In the buffoonery department, the production’s acting troupe has done right: This Burning Pestle is completely kooky, with nonstop antics, over-the-top emoting, nonsensical songs, and pratfalls aplenty. This is what Fiasco, one of New York’s most innovative off-Broadway companies, does really well. Directed by Noah Brody and Emily Young, the cast of 10 keeps the stage in a state of nonstop movement and comical chaos.

But that can only last so long before the audience starts feeling a little worn out by it all, and the laughs dwindle to chuckles. Beaumont’s zany three-tiered story begins with a troupe of actors announcing their play’s title, The London Merchant, and then being immediately interrupted by an incensed merchant (Darius Pierce) and his wife (Jessie Austrian), who run up from the audience, take seats on the stage, and demand that the players put on something more to their liking, maybe something with a knight. Talk about a breach of theater etiquette.

This is the first of many stumbling scenes in a play that often has us thinking, “OK, get on with it.” It takes a while before it does with the introduction of the merchant’s apprentice, Rafe (Paco Tolson), who plays a Don Quixote-like character, the titular knight wearing dress shirt and suspenders (costumes by Yvonne Miranda) and wielding a large, phallic-shaped pestle (props by Samantha Shoffner). If you catch the double meaning of “burning pestle” in Beaumont’s jokey title, clap your hands.

While the knight is fighting giants with his pestle and righting wrongs throughout the land, another unrelated story unfolds, that of the young lovers Jasper (Devin E. Haqq) and Luce (Teresa Avia Lim). Luce’s mother (Tina Chilip) is against their match, and Jasper’s mother (Tatiana Wechsler) has disowned him. To prevent herself from having to marry the middle-aged Humphrey (Paul L. Coffey), Luce elopes with Jasper into the forest (set designers Christopher Swader and Justin Swader achieve a quick scene change with a curtain in the shape of a tree). Mishaps and misunderstandings ensue and separate the couple (Reza Behjat’s subdued lighting reflects the temporary changes in mood) before they are inevitably reunited.

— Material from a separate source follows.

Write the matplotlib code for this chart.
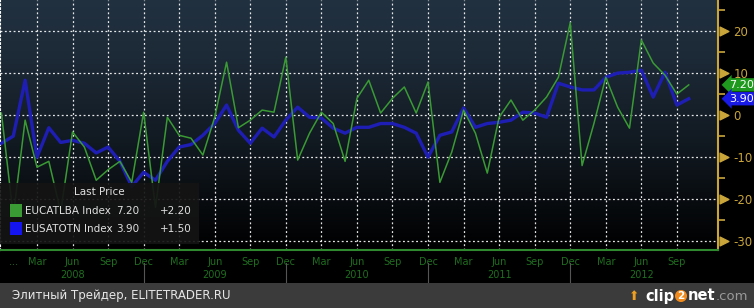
#!/usr/bin/env python3
"""Bloomberg-style chart: EUCATLBA vs EUSATOTN monthly index, 2008-2012."""

import matplotlib
matplotlib.use("Agg")
import matplotlib.pyplot as plt
import matplotlib.transforms as mtransforms
from matplotlib.patches import Rectangle
import numpy as np

# months counted from Jan 2008 (= 0); series runs Dec 2007 .. Oct 2012
months = list(range(-1, 58))

eucatlba = [
    0.5, -24, -1.2, -12.4, -11, -23, -4, -7.6, -15.5, -13, -11, -16,
    0.7, -22, -0.5, -4.8, -5.5, -9.5, -0.5, 12.6, -3, -1.2, 1.2, 0.7,
    13.8, -10.7, -4.3, 0.7, -2, -11, 4, 8.3, 0.5, 4, 6.7, 0.5,
    7.9, -16, -8.8, 1.2, -4.3, -13.8, -0.5, 3.6, -1.2, 1.2, 4.3, 9,
    22, -12, -2, 9, 1.9, -3.1, 17.9, 12.4, 9.5, 5.0, 7.2,
]
eusatotn = [
    -6.7, -5, 8.3, -10, -3, -6.5, -6, -6.7, -9, -7.6, -11, -17,
    -13.6, -15.5, -11, -7.6, -7, -4.8, -2, 2.4, -3.6, -6.7, -3.1, -5.2,
    -1.2, 1.9, -0.5, -0.7, -3.1, -4.3, -2.9, -2.9, -2, -2, -2.9, -4.3,
    -10, -4.8, -4, 1.7, -2.9, -2, -1.7, -1.2, 0.7, 0.5, -0.5, 7.6,
    6.7, 6, 6, 9, 10, 10.2, 10.7, 4.3, 10.2, 2.4, 3.9,
]

series_names = ["EUCATLBA Index", "EUSATOTN Index"]
month_names = ["Mar", "Jun", "Sep", "Dec"]
years = ["2008", "2009", "2010", "2011", "2012"]

GREEN = "#3a9a34"
BLUE = "#1e1eb4"
AXIS_GOLD = "#c9a53a"
LABEL_GREEN = "#1f6e1f"

fig = plt.figure(figsize=(7.54, 3.08), dpi=100)
fig.patch.set_facecolor("black")

ax = fig.add_axes([0.0, 58 / 308, 718 / 754, 250 / 308])
ax.set_xlim(-1.12, 59.47)
ax.set_ylim(-32.1, 27.4)

# background gradient (dark steel blue -> black)
grad = np.linspace(0, 1, 256).reshape(-1, 1) ** 1.3
top = np.array([0.13, 0.19, 0.25])
rgb = top[None, None, :] * (1 - grad[:, :, None])
ax.imshow(rgb, extent=(-1.12, 59.47, -32.1, 27.4), aspect="auto", origin="upper", zorder=0)

# grid
quarters = list(range(2, 57, 3))
for q in quarters:
    ax.axvline(q, color="white", lw=0.9, ls=(0, (1.5, 2)), alpha=0.9, zorder=1)
for yv in [20, 10, 0, -10, -20, -30]:
    ax.axhline(yv, color="white", lw=0.9, ls=(0, (1.5, 2)), alpha=0.9, zorder=1)

ax.plot(months, eusatotn, color=BLUE, lw=2.4, zorder=3, solid_joinstyle="round")
ax.plot(months, eucatlba, color=GREEN, lw=1.1, zorder=4)

# spines
ax.spines["top"].set_visible(False)
ax.spines["bottom"].set_color("#2f8a2f")
ax.spines["bottom"].set_linewidth(1.5)
ax.spines["left"].set_color("white")
ax.spines["left"].set_linestyle((0, (1.5, 2)))
ax.spines["right"].set_color(AXIS_GOLD)
ax.spines["right"].set_linewidth(1.5)

# right axis ticks
ax.yaxis.tick_right()
ax.set_yticks([20, 10, 0, -10, -20, -30])
ax.set_yticklabels(["20", "10", "0", "-10", "-20", "-30"])
ax.set_yticks([25, 15, 5, -5, -15, -25], minor=True)
ax.tick_params(axis="y", which="major", colors=AXIS_GOLD, length=0, pad=11, labelsize=8.5)
ax.tick_params(axis="y", which="minor", colors=AXIS_GOLD, length=5, width=1.2, direction="out")
ax.tick_params(axis="y", which="both", left=False)
tr = mtransforms.blended_transform_factory(ax.transAxes, ax.transData)
for yv in [20, 10, 0, -10, -20, -30]:
    ax.scatter([1.008], [yv], marker=">", s=40, color=AXIS_GOLD, transform=tr,
               clip_on=False, zorder=5)

# x axis labels
ax.set_xticks([0] + quarters)
ax.set_xticklabels(["..."] + [month_names[i % 4] for i in range(len(quarters))])
ax.tick_params(axis="x", colors=LABEL_GREEN, length=0, pad=5, labelsize=7)
trx = mtransforms.blended_transform_factory(ax.transData, ax.transAxes)
for i, yr in enumerate(years):
    ax.text(5 + 12 * i, -0.1, yr, transform=trx, ha="center", va="center",
            color=LABEL_GREEN, fontsize=7)
for sep in [11, 23, 35, 47]:
    ax.plot([sep, sep], [-0.05, -0.135], transform=trx, color="#555555", lw=0.8, clip_on=False)

# value tags on right
for vals, col in [(eucatlba, "#1f9a1f"), (eusatotn, "#1a1ae6")]:
    ax.text(1.015, vals[-1], f"{vals[-1]:.2f}", transform=tr, ha="left", va="center",
            color="white", fontsize=8, zorder=6,
            bbox=dict(boxstyle="larrow,pad=0.15", fc=col, ec="none"))

# legend box
ax.add_patch(Rectangle((0, 0.025), 0.277, 0.245, transform=ax.transAxes,
                       fc="#141414", ec="none", alpha=0.92, zorder=6))
ax.text(0.139, 0.233, "Last Price", transform=ax.transAxes, ha="center", va="center",
        color="#e0e0e0", fontsize=7.5, zorder=7)
for k, (name, vals, col) in enumerate([(series_names[0], eucatlba, GREEN),
                                        (series_names[1], eusatotn, "#1414f0")]):
    yy = 0.158 - k * 0.072
    ax.add_patch(Rectangle((0.014, yy - 0.025), 0.017, 0.05, transform=ax.transAxes,
                           fc=col, ec="none", zorder=7))
    ax.text(0.035, yy, name, transform=ax.transAxes, ha="left", va="center",
            color="#e0e0e0", fontsize=7.5, zorder=7)
    ax.text(0.178, yy, f"{vals[-1]:.2f}", transform=ax.transAxes, ha="center", va="center",
            color="#e0e0e0", fontsize=7.5, zorder=7)
    ax.text(0.245, yy, f"{vals[-1] - vals[-2]:+.2f}", transform=ax.transAxes, ha="center",
            va="center", color="#e0e0e0", fontsize=7.5, zorder=7)

# bottom watermark strip
fig.patches.append(Rectangle((0, 0), 1, 25 / 308, transform=fig.transFigure,
                             fc="#3b3b3b", ec="none", zorder=0))
fig.text(12 / 754, 12 / 308, "Элитный Трейдер, ELITETRADER.RU", color="#e6e6e6",
         fontsize=8.5, ha="left", va="center")
fig.text(674 / 754, 12 / 308, "clip", color="white", fontsize=10.5, fontweight="bold",
         ha="right", va="center")
fig.text(681 / 754, 12 / 308, "2", color="white", fontsize=7.5, fontweight="bold",
         ha="center", va="center",
         bbox=dict(boxstyle="circle,pad=0.1", fc="#f08a1c", ec="none"))
fig.text(688 / 754, 12 / 308, "net", color="white", fontsize=10.5, fontweight="bold",
         ha="left", va="center")
fig.text(716 / 754, 12 / 308, ".com", color="#9a9a9a", fontsize=9.5,
         ha="left", va="center")
fig.text(634 / 754, 12 / 308, "\u2b06", color="#f0a020", fontsize=9,
         ha="center", va="center", family=["DejaVu Sans"])

fig.savefig("out.png", dpi=100, facecolor=fig.get_facecolor())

The cast of the Red Bull and Fiasco production of Francis Beaumont’s The Knight of the Burning Pestle
© Carol Rosegg

That is not a spoiler. The storylines that make up The Knight of the Burning Pestle are as predictable as rhyming couplets, which are blessed few in Beaumont’s verse. Thankfully, the strong cast makes us forget the play’s loosey-goosey structure and generates laughs where Beaumont never planned them. When she’s not playing a small guitar and singing beautifully, Royer Bockus gets big yuks in the role of the knight’s trusty steed, who falls in love with a stable boy (Ben Steinfeld in one of several roles). Their outrageous kiss is by far the funniest moment of the evening.

There are some unique bright spots. In Fiasco fashion, many of the cast members play instruments to accompany Bockus, Steinfeld, and others in short musical numbers inserted throughout, including Bobby McFerrin’s “Don’t Worry Be Happy.” There’s a welcoming, improvisational quality to these performances that draws us into the actors’ company more than the play itself does.

That’s because Beaumont’s script needs a good bit of trimming to keep it taut. The production’s two hours and 15 minutes feels overlong for a comedy this nonsensical, and it’s hard to stifle the yawn we feel coming as we hit the 90-minute mark. Still, the cast’s energy doesn’t flag (toward the end, Tolson gives a lengthy but hilarious death scene), and a final joyous singalong closes the show, sending us out of the theater with a smile.